Return the material exactly, first line through the line containing "const upcDigits = [3,4,3,5,9,8,9,4,5,1,1,8];", and nothing more. Pictures stay out.

━━━━━━━━━━━━━━━━━━━━

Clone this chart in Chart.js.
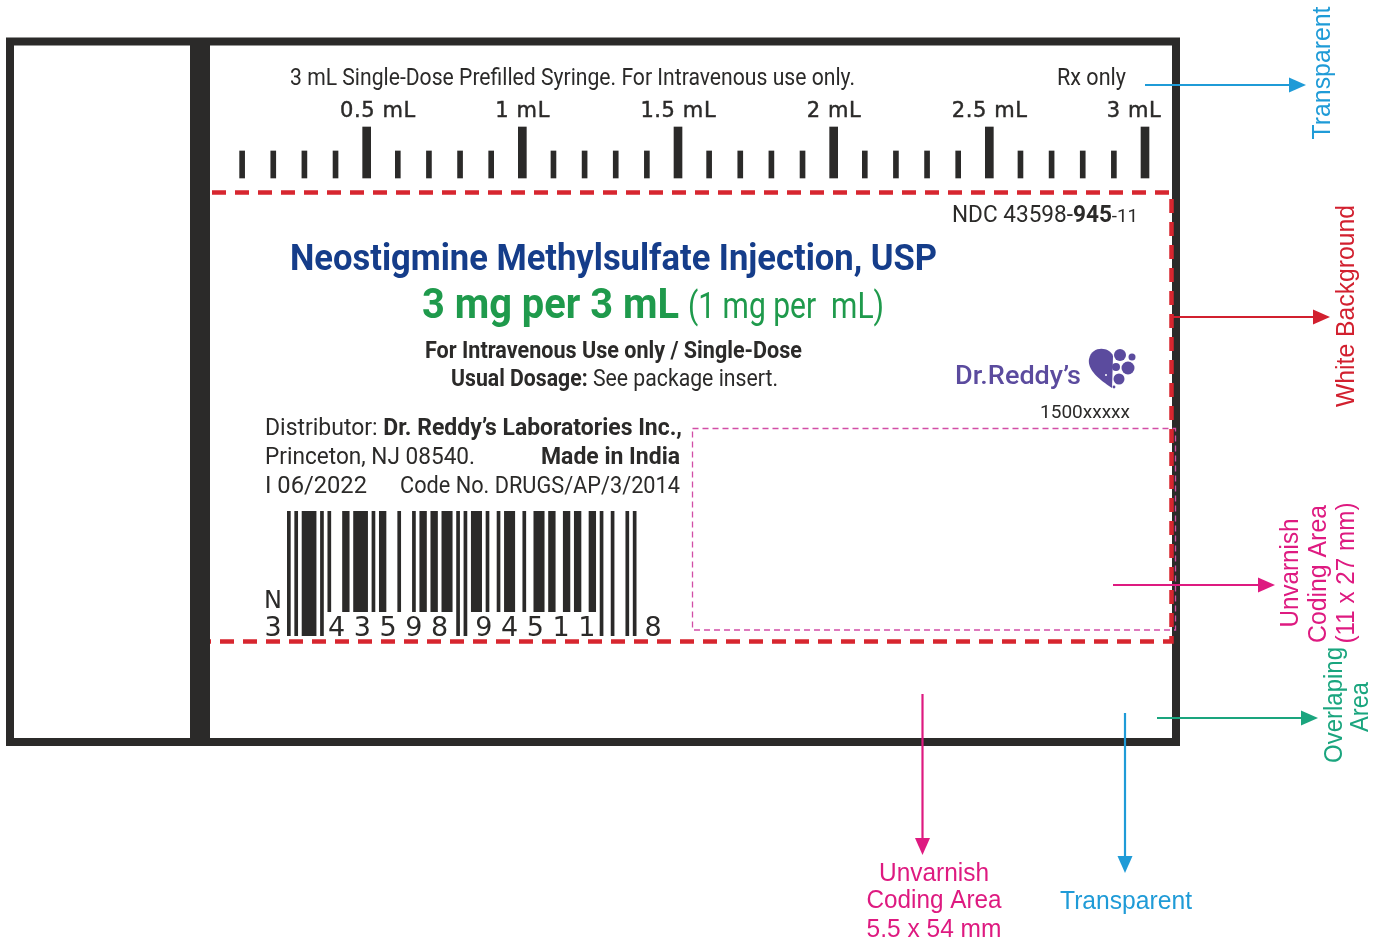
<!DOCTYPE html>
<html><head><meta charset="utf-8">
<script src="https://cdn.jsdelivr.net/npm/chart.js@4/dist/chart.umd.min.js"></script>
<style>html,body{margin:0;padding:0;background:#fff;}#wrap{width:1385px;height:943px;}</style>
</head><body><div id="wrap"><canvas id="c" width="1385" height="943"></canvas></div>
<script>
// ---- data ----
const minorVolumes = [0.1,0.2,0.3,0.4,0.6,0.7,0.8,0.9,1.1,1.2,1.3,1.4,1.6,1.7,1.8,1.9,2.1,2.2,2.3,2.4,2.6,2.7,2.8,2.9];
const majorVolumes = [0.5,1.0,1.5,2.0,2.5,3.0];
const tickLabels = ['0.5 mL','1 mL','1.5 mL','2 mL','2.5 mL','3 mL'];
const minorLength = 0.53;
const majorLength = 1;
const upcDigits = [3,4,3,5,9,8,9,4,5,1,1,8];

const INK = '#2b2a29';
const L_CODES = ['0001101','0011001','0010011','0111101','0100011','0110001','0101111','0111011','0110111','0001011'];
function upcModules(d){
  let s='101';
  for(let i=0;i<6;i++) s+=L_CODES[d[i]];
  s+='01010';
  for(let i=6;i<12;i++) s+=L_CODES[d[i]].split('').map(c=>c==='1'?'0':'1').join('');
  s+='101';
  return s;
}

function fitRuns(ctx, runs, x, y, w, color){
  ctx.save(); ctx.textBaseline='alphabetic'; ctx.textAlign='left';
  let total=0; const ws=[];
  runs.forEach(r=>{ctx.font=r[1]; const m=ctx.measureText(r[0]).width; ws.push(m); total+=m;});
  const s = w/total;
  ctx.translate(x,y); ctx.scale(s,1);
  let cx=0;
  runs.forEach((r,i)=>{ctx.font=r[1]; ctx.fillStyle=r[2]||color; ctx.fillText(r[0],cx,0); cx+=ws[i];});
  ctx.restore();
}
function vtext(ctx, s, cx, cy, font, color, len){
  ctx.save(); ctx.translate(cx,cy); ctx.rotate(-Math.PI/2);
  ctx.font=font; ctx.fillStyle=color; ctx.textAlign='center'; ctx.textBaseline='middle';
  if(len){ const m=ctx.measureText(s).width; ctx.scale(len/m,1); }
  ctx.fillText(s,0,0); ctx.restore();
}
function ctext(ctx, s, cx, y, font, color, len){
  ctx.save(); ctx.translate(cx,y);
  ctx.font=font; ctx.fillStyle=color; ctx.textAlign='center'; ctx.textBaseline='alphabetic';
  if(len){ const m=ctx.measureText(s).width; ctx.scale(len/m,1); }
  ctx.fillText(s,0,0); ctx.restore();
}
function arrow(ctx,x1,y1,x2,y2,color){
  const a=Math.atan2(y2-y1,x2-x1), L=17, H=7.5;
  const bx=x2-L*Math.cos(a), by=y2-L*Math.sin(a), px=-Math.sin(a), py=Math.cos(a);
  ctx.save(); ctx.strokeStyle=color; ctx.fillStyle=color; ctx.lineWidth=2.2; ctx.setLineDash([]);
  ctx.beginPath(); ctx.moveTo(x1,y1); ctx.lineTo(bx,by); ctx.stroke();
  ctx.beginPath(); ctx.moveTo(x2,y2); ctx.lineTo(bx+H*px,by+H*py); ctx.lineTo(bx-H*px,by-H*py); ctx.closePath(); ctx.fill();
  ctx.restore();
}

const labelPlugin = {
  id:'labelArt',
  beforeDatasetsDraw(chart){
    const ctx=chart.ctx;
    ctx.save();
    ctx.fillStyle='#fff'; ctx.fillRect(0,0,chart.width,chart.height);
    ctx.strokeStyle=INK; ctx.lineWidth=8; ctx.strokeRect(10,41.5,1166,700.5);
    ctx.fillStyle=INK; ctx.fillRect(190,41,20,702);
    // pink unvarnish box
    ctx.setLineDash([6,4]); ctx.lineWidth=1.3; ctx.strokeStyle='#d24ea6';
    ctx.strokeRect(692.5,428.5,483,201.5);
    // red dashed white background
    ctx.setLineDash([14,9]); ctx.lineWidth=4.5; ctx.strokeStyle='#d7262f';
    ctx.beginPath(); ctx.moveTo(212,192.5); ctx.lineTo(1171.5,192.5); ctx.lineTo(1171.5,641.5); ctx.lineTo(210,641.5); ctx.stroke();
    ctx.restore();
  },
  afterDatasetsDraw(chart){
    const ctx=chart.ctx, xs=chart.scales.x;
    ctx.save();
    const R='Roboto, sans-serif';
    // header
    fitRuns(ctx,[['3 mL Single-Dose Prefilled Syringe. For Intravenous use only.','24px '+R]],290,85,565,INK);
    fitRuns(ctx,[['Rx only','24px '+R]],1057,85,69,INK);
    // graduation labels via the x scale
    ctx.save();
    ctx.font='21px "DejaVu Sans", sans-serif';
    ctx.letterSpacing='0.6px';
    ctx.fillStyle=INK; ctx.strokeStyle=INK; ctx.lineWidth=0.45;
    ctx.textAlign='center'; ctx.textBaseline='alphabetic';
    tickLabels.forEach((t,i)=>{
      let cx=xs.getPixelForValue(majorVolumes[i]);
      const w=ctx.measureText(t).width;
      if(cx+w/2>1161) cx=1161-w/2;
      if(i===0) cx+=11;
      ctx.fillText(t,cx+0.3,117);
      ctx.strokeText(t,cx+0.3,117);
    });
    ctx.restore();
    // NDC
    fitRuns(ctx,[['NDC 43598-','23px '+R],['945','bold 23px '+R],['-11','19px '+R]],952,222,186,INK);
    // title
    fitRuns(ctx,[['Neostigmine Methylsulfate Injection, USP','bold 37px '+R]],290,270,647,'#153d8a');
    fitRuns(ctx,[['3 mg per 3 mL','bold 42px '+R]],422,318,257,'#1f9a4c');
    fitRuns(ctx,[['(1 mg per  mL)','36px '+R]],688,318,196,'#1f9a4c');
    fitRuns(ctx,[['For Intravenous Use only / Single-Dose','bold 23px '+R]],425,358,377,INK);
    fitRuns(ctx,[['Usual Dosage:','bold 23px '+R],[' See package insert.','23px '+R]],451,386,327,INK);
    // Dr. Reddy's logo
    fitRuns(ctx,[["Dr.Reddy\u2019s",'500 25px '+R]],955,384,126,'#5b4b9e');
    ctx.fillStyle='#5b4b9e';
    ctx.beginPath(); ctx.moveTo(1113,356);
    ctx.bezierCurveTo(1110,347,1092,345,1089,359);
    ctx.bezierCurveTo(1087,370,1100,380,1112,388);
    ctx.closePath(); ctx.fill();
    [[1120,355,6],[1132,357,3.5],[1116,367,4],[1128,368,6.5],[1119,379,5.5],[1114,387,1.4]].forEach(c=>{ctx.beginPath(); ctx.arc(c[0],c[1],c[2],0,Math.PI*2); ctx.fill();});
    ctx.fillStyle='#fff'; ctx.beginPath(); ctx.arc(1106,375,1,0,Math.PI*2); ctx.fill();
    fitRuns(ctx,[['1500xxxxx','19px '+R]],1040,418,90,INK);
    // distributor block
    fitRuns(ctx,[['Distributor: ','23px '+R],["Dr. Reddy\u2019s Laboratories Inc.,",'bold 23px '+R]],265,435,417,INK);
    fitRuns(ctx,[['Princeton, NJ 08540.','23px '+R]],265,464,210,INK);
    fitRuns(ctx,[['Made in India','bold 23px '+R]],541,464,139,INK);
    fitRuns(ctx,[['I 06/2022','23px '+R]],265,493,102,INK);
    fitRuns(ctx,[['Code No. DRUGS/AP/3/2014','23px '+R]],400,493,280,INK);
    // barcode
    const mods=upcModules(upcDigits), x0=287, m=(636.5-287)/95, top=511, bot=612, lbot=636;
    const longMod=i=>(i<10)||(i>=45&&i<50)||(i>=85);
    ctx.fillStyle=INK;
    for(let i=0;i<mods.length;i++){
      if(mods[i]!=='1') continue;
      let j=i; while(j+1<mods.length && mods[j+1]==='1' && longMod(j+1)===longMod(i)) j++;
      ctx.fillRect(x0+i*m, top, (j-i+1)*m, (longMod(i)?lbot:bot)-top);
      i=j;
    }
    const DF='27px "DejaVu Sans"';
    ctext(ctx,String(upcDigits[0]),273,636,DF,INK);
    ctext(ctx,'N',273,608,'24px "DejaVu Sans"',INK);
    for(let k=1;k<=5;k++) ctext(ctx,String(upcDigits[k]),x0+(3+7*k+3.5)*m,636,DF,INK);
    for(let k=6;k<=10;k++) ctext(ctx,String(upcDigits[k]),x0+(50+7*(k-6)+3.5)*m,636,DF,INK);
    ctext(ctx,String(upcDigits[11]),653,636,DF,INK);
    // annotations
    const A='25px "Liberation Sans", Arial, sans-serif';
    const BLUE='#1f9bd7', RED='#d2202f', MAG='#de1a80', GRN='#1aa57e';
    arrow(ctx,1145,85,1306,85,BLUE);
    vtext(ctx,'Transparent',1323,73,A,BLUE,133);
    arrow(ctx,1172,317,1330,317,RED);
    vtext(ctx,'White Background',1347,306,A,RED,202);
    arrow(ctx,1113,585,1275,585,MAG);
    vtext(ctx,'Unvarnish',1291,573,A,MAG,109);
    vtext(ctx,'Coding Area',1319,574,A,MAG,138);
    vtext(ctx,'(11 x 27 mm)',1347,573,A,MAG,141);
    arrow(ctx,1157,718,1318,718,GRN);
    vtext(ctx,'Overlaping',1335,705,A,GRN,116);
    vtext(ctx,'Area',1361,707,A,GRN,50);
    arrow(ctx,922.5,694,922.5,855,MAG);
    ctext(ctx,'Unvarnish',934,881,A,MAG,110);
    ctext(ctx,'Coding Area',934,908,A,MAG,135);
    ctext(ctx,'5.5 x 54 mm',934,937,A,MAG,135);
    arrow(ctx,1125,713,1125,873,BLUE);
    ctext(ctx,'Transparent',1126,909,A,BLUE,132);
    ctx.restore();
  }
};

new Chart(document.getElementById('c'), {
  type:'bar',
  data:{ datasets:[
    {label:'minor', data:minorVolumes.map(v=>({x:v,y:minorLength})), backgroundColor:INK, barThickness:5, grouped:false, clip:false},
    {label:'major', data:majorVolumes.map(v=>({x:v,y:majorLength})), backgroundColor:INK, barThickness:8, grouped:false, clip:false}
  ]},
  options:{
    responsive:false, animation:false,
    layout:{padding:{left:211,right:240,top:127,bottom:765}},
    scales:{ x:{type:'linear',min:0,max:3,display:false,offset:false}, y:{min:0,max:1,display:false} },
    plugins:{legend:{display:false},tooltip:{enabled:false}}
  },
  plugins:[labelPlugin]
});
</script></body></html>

━━━━━━━━━━━━━━━━━━━━

▸ **Exercise answer**:
Clone this chart in Chart.js.
<!DOCTYPE html>
<html><head><meta charset="utf-8">
<script src="https://cdn.jsdelivr.net/npm/chart.js@4/dist/chart.umd.min.js"></script>
<style>html,body{margin:0;padding:0;background:#fff;}#wrap{width:1385px;height:943px;}</style>
</head><body><div id="wrap"><canvas id="c" width="1385" height="943"></canvas></div>
<script>
// ---- data ----
const minorVolumes = [0.1,0.2,0.3,0.4,0.6,0.7,0.8,0.9,1.1,1.2,1.3,1.4,1.6,1.7,1.8,1.9,2.1,2.2,2.3,2.4,2.6,2.7,2.8,2.9];
const majorVolumes = [0.5,1.0,1.5,2.0,2.5,3.0];
const tickLabels = ['0.5 mL','1 mL','1.5 mL','2 mL','2.5 mL','3 mL'];
const minorLength = 0.53;
const majorLength = 1;
const upcDigits = [3,4,3,5,9,8,9,4,5,1,1,8];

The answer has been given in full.